I want to write a dynamic frame to S3 as a text file and use '|' as the delimiter.

How can I modify the code below, so that Glue saves the frame as a .txt file and uses '|' as the delimiter.

glue_context.write_dynamic_frame.from_options(
        frame = frame,
        connection_type = "s3",    
        connection_options = {"path": outpath},
        format = "csv")
Robert Kossendey
  • 6,733
  • 2
  • 12
  • 42
Beginner
  • 71
  • 1
  • 3
  • 10

4 Answers4

2

You can convert a DynamicFrame to a spark dataframe and use spark write option sep to save it with your delimiter.

df=frame.toDf()
df.write.option("sep","|").option("header","true").csv(filename)
Mariusz K
  • 66
  • 4
1

I'm not exactly sure why you want to write your data with .txt extension, but then in your file you specify format="csv". If you meant as a generic text file, csv is what you want to use.

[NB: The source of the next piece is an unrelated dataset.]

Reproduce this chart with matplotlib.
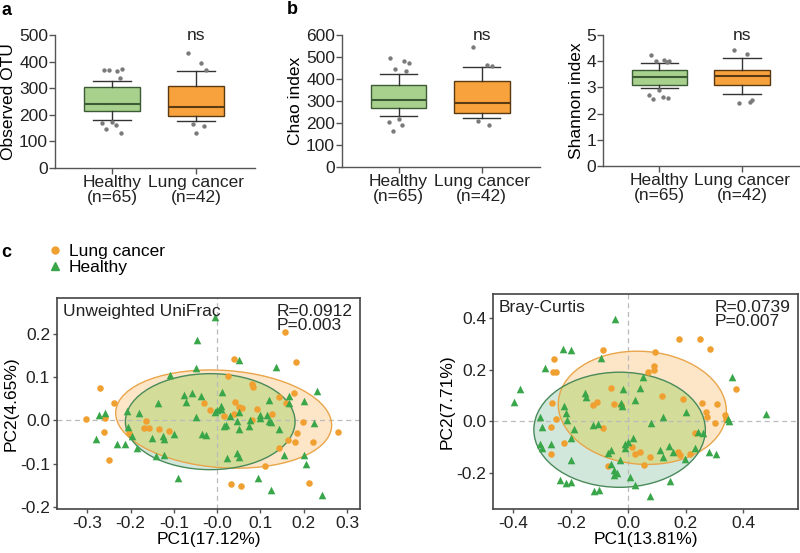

Glue DynamicFrameWriter supports custom format options, here's what you need to add to your code (also see docs here):

glue_context.write_dynamic_frame.from_options(
    frame=frame,
    connection_type='s3',
    connection_options={
        'path': outpath,
    },
    format='csv',
    format_options={
        'separator': "|"
        # ...other kwargs
    }
)

Please note that DynamicFrameWriter won't allow to specify a name for your file, and will also create multiple outputs based on the amount of partitions created during execution.

If you want just a single output file, you have to do:

df = df.repartition(1)

before writing to s3.

wtfzambo
  • 578
  • 1
  • 12
  • 21
0

Glue does not support .txt as output currently. Here you can read up on the supported file types.

Robert Kossendey
  • 6,733
  • 2
  • 12
  • 42
0

Currently in Glue you can convert spark dataframe to pandas dataframe, simply with:

pandasDF = sparkDF.toPandas()

and you can enjoy all the modern comforts of Pandas.